Extract each line holding the word "this" from the entries.

**** Records supplied ****

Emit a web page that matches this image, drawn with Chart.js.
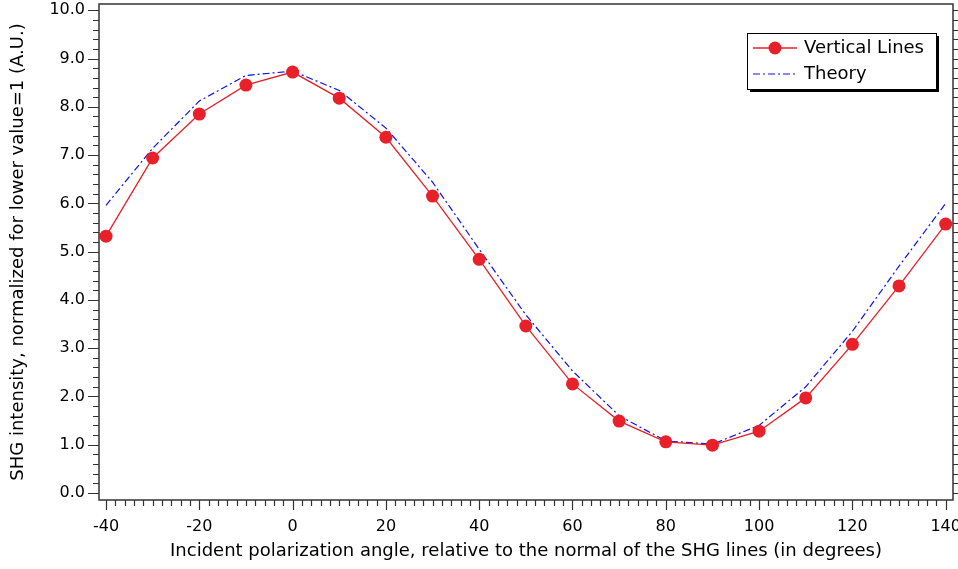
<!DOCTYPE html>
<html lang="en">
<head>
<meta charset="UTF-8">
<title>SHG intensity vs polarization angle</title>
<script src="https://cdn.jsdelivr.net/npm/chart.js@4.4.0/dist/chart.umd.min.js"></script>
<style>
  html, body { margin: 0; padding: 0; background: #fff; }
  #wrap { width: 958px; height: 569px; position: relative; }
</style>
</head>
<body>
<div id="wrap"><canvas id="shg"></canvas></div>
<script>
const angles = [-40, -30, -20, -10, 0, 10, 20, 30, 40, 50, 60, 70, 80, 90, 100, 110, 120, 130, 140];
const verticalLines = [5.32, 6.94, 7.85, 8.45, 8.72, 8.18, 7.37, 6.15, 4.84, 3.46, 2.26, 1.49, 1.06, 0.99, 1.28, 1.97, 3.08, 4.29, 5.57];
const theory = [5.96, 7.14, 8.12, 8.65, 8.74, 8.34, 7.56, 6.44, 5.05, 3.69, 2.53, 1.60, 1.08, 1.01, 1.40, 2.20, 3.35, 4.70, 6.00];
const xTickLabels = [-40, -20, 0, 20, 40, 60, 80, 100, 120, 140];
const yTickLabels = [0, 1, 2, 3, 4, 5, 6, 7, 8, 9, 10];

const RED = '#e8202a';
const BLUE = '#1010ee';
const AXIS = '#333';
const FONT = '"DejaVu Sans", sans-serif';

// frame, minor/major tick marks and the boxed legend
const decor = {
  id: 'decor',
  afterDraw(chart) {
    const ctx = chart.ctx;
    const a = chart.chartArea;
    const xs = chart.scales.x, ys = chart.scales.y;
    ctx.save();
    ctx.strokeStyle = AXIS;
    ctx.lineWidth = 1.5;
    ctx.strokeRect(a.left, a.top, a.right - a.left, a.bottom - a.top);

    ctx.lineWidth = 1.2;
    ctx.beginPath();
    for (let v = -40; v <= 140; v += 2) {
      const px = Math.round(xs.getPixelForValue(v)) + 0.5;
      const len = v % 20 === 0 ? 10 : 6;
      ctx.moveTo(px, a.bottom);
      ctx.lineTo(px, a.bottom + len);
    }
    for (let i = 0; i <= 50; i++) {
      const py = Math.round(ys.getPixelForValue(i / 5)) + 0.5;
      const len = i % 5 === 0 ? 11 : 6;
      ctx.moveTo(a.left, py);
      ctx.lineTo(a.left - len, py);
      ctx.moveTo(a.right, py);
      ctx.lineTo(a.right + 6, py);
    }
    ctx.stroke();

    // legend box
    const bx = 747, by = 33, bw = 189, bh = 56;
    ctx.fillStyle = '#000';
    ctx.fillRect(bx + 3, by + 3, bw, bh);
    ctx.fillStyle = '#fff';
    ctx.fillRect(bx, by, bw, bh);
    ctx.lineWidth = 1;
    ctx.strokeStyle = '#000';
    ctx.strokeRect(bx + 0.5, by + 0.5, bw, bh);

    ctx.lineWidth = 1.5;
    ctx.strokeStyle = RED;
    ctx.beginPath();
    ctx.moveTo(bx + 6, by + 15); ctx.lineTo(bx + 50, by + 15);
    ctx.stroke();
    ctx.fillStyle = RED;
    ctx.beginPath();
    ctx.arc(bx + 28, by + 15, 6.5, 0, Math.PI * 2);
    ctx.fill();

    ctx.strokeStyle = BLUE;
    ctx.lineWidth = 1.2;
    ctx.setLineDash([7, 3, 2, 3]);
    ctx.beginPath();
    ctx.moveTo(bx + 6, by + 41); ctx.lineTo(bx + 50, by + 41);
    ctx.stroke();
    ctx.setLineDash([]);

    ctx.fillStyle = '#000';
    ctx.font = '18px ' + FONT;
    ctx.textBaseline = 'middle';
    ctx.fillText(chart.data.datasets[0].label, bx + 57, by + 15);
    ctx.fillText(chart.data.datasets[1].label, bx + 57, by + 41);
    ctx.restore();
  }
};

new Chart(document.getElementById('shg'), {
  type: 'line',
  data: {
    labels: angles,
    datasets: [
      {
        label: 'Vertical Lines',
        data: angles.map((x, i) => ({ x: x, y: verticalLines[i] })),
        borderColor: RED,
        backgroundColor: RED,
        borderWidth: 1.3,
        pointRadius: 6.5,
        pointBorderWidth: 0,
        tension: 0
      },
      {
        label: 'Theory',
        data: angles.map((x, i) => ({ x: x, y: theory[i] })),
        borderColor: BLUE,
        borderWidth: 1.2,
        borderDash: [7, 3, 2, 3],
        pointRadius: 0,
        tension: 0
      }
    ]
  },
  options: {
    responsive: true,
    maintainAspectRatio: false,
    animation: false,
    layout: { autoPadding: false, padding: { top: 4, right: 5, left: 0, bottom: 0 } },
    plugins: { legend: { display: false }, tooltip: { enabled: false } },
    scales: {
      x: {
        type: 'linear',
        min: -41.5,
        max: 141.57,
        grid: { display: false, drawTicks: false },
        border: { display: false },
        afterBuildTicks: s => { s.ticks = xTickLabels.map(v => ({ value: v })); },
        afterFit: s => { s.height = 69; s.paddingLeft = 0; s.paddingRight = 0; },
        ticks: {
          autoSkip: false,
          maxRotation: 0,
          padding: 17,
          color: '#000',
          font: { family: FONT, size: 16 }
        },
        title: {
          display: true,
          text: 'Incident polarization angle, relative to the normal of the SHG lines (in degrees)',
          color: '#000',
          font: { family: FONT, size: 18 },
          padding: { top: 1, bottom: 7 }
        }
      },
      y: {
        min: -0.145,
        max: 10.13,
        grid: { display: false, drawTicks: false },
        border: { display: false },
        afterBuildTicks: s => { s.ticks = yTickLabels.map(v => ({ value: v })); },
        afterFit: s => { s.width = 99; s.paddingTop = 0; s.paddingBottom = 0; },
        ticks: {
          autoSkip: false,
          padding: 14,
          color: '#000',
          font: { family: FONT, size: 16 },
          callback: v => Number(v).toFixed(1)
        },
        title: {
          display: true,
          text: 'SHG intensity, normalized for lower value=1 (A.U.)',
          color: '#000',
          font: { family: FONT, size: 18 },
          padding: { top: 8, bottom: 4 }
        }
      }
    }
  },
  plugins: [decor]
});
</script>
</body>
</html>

****
**** Records supplied ****

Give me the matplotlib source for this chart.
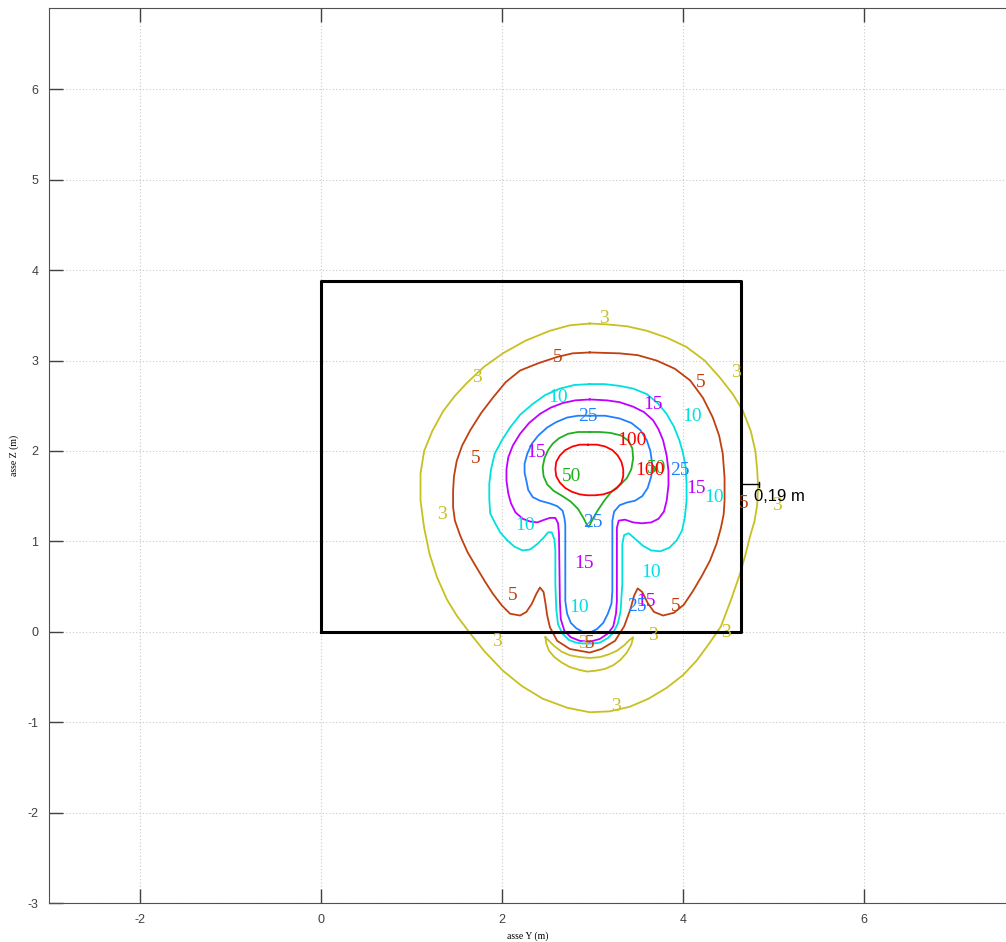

****
**** Records supplied ****

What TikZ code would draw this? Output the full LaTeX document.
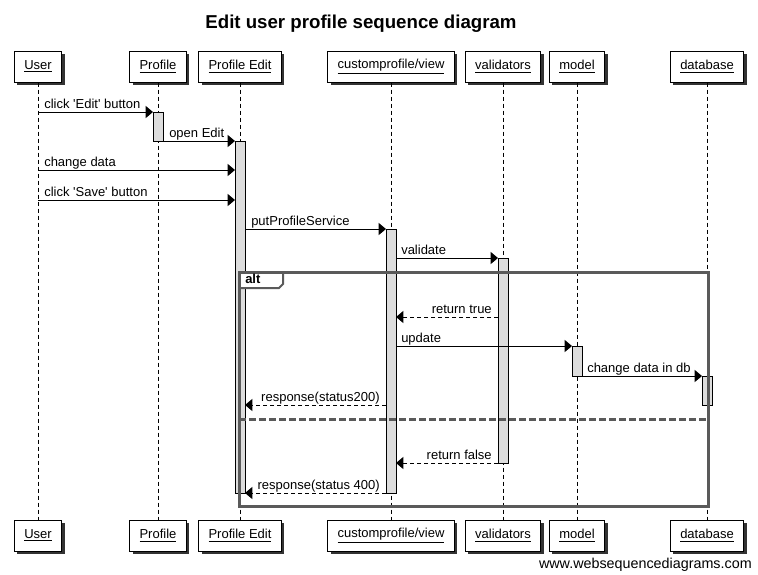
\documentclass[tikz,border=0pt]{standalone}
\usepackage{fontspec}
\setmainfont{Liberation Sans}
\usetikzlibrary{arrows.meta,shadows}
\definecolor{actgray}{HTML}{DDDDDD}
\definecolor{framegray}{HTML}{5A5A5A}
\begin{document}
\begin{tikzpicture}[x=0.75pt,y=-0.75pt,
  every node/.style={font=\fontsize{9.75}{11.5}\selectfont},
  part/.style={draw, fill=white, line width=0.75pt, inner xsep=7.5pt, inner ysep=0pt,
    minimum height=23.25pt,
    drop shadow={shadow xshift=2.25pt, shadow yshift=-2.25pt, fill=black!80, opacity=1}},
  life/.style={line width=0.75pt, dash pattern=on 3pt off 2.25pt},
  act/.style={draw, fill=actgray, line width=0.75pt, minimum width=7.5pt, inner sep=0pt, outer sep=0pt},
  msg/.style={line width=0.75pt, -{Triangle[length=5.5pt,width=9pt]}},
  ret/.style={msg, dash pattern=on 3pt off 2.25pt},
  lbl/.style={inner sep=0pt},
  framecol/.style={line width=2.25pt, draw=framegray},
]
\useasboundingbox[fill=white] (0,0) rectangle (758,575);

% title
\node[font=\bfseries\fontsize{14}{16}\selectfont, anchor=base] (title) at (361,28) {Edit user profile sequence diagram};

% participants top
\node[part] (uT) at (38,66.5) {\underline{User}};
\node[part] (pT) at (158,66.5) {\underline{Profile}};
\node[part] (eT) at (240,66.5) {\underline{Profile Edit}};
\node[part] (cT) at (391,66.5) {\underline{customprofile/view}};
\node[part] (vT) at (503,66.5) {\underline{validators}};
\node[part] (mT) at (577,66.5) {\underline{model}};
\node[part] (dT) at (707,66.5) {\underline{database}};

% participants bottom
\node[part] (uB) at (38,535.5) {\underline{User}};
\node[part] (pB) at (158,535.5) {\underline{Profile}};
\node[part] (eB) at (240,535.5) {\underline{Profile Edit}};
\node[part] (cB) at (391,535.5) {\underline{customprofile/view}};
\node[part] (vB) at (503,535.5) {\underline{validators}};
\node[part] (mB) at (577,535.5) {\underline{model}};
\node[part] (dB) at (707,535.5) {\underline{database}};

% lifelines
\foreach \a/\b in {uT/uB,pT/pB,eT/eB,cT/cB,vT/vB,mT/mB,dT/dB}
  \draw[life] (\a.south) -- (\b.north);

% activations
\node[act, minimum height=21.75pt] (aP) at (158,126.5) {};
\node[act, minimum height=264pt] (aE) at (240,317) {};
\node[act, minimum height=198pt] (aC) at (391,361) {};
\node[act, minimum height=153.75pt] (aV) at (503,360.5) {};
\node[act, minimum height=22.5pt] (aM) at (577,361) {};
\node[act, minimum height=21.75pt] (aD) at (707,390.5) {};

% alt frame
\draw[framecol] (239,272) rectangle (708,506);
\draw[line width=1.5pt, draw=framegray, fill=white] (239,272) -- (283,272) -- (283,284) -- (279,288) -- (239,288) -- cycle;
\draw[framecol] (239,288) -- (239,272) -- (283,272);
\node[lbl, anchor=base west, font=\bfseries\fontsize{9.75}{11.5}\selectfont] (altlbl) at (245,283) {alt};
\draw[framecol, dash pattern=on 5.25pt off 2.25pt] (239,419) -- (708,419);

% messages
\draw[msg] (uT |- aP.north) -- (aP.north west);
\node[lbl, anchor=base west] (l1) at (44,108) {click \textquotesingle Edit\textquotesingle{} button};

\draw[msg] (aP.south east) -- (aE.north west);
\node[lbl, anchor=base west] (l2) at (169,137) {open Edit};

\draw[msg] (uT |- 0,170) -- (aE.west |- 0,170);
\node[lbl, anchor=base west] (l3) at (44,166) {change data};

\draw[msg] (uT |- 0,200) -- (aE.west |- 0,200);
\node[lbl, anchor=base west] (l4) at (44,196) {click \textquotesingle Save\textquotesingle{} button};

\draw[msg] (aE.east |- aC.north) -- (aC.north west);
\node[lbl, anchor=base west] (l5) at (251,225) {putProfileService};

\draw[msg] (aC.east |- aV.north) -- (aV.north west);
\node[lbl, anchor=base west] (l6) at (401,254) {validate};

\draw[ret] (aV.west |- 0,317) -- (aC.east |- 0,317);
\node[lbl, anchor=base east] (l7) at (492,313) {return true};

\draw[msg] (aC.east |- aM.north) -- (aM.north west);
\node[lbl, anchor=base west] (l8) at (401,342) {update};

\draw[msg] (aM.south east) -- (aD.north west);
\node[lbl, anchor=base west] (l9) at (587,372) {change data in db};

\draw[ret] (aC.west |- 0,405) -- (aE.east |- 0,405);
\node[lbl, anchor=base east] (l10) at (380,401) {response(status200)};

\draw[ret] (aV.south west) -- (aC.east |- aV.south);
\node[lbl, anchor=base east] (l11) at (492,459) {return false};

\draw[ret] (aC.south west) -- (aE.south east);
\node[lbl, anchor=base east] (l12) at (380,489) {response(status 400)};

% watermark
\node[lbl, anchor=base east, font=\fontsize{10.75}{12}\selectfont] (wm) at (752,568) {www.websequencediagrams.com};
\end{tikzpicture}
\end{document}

****

◆ Reply
Emit a web page that matches this image, drawn with Chart.js.
Give me the matplotlib source for this chart.
What TikZ code would draw this? Output the full LaTeX document.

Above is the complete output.